9.27-36. I imagine that Jesus didn’t demand an audience with Moses and Elijah. But as he prayed, His father reminded him of how he was the one to fulfill the law. And that Elijah HAD already come (John the Baptist)… that all was set for him to complete the task that He and the Father had planned together. The complete redemption of mankind form the tyranny of sin and death. HE would fulfill the law, he would bring a new kingdom – encouragement, and focus was brought to Jesus as he faces a most difficult season. Being misunderstood, judged, and killed – by the very people who had received the ministry’s of both Moses and Elijah. the very people who had been called out by he Father… who had been Invited into covenant relationship. Little did everyone know, that the Invitation was to go our way beyond the nation of Israel… but to all mankind.
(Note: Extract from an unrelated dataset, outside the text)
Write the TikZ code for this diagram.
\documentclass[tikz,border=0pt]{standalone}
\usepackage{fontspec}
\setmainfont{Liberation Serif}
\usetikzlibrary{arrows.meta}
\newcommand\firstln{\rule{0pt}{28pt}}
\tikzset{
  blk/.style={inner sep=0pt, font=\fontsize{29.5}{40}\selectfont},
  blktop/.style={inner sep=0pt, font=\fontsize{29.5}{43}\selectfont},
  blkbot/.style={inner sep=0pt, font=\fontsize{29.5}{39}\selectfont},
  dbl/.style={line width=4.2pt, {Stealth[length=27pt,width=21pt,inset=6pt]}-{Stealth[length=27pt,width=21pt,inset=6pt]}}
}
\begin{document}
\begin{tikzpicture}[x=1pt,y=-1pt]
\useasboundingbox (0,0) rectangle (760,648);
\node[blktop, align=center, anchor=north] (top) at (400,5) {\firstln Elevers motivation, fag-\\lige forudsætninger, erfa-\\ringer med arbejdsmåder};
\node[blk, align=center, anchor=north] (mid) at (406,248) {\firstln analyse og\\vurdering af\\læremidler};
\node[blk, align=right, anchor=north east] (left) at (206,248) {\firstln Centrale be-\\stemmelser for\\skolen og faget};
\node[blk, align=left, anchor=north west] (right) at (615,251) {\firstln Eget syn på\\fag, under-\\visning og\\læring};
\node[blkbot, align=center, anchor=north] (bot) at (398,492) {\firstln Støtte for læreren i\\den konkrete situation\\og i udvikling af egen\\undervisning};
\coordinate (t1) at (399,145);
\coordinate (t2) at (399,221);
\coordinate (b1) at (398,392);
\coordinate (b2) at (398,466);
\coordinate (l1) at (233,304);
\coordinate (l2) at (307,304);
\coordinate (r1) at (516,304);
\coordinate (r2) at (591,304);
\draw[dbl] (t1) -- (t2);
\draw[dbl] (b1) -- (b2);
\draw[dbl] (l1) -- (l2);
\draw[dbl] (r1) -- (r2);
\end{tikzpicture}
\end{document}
9.37-45. In this section on the disciples, we are shown here that the disciples had not yet moved into the place of their relationship with Jesus, or their understanding of the kingdom, that could affect things in the spiritual realm. This does not surprise me. What does surprise me is Jesus frustration with where they are at. (If He is completely sovereign, in the sense of all knowledge and all power, then it’s suprising. But… if Jesus is also fully human, it is not.) Again, the immediate next passage deals again with Jesus explaining his path over the next weeks. In contrast with his path, that he has fully recommitted himself to, he expresses his wish that the disciples were filled with faith, and made straight in their thinking, and in their hearts. I guess this is nothing different from the heart of God expressed in the Old Testament… many times does God express His frustration with his people. About their faithlessness.. their corruption of heart. This actually links Jesus, to me, with the heart of the Father in the OT.
Jesus is already living in the truth of the kingdom. His frustration has to do with the fact that his closest followers are not. not yet, anyway.
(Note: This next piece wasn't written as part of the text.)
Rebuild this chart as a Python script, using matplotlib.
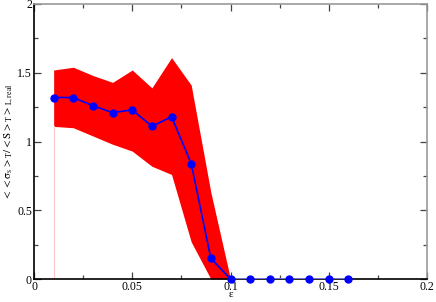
import numpy as np
import matplotlib
matplotlib.use('Agg')
import matplotlib.pyplot as plt
from matplotlib.ticker import MultipleLocator

plt.rcParams['font.family'] = ['Liberation Serif', 'DejaVu Serif']
plt.rcParams['mathtext.fontset'] = 'stix'

# data
eps = [0.01, 0.02, 0.03, 0.04, 0.05, 0.06, 0.07, 0.08, 0.09, 0.10,
       0.11, 0.12, 0.13, 0.14, 0.15, 0.16]
mean = [1.32, 1.32, 1.26, 1.21, 1.23, 1.11, 1.18, 0.84, 0.15, 0.0,
        0.0, 0.0, 0.0, 0.0, 0.0, 0.0]
band_eps = [0.01, 0.02, 0.03, 0.04, 0.05, 0.06, 0.07, 0.08, 0.09, 0.10]
upper = [1.52, 1.54, 1.48, 1.43, 1.52, 1.39, 1.61, 1.41, 0.63, 0.0]
lower = [1.11, 1.10, 1.04, 0.98, 0.93, 0.82, 0.76, 0.27, -0.33, 0.0]

fig = plt.figure(figsize=(4.36, 3.02), dpi=100)
ax = fig.add_axes([34 / 436, 1 - 279 / 302, 393 / 436, 275 / 302])

ax.fill_between(band_eps, np.clip(lower, 0, None), upper, color='red',
                linewidth=0, zorder=1)
ax.plot([band_eps[0], band_eps[0]], [0, lower[0]], color='#ffc8c8',
        linewidth=0.8, zorder=1)

# line colours: dark blue while nonzero, lighter along the axis
n = mean.index(0.0)
ax.plot(eps[:n + 1], mean[:n + 1], color='blue', linewidth=1.2, zorder=3)
ax.plot(eps[n:], mean[n:], color='#8080ff', linewidth=1.2, zorder=3)
ax.plot(eps, mean, 'o', color='blue', markersize=5, linestyle='none',
        zorder=4, clip_on=False)

ax.set_xlim(0, 0.2)
ax.set_ylim(0, 2)
ax.xaxis.set_minor_locator(MultipleLocator(0.025))
ax.yaxis.set_minor_locator(MultipleLocator(0.25))
ax.set_xticks([0, 0.05, 0.1, 0.15, 0.2])
ax.set_xticklabels(['0', '0.05', '0.1', '0.15', '0.2'])
ax.set_yticks([0, 0.5, 1, 1.5, 2])
ax.set_yticklabels(['0', '0.5', '1', '1.5', '2'])

ax.tick_params(which='both', direction='in', top=True, right=True,
               labelsize=8.5, pad=1.5, color='#444444')
ax.tick_params(which='major', length=5, width=0.9)
ax.tick_params(which='minor', length=3, width=0.9)

for s in ['top', 'right']:
    ax.spines[s].set_color('#999999')
for s in ['bottom', 'left']:
    ax.spines[s].set_color('black')
for s in ax.spines.values():
    s.set_linewidth(1.2)

ax.set_xlabel('ε', fontsize=8)
ax.xaxis.set_label_coords(0.5, -0.04)
ax.set_ylabel(r'$\mathrm{<<\sigma_s>_T/<S>_T>_{L,real}}$', fontsize=8)
ax.yaxis.set_label_coords(-0.045, 0.5)

fig.savefig('out.png', dpi=100)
9.46-50. If there was any doubt about the disciples lack of comprehension about the kingdom, Luke gives us 2 more examples. they are still sthinking in terms of greatness. Jesus invites them to reassess greatness – to be the ones who look out for the smallest, the weakest, the least powerful. And love them. Serve them. An invitation to spend your life on the ones that the world says are the least important. And becuase the children provide the opportiunity to serve this way, they become the greatest. They are the ones who usher us into living the way that Jesus lived. Who are the ones that provide the barometer of our spiritual comprehension. They are the greatest. Jesus was about to make himself the “least of these”… and identifies himself with the children. The small, the unrecognized, the disrespected..
And then he deals with the “in vs out” mentality of the disciples. ’They are not one of us!! We should stop them!’ Anyone not against us, us for us. We should not spend our time criticizing, prohibiting, pressuring others, who are NOT in our group, to stop. Especially if what they are doing they are doing in the name of Jesus. And I wonder, if Jesus looks with incredulousness at his own disciples – THEY could not cast a demon out. But this guy, who is not even a part of the group, IS. This other guy – he is living in the authority of the new kingdom… but those who would claim to be closest are not. And John, in his passion to be the “special ones”, asks to shut the outsider down.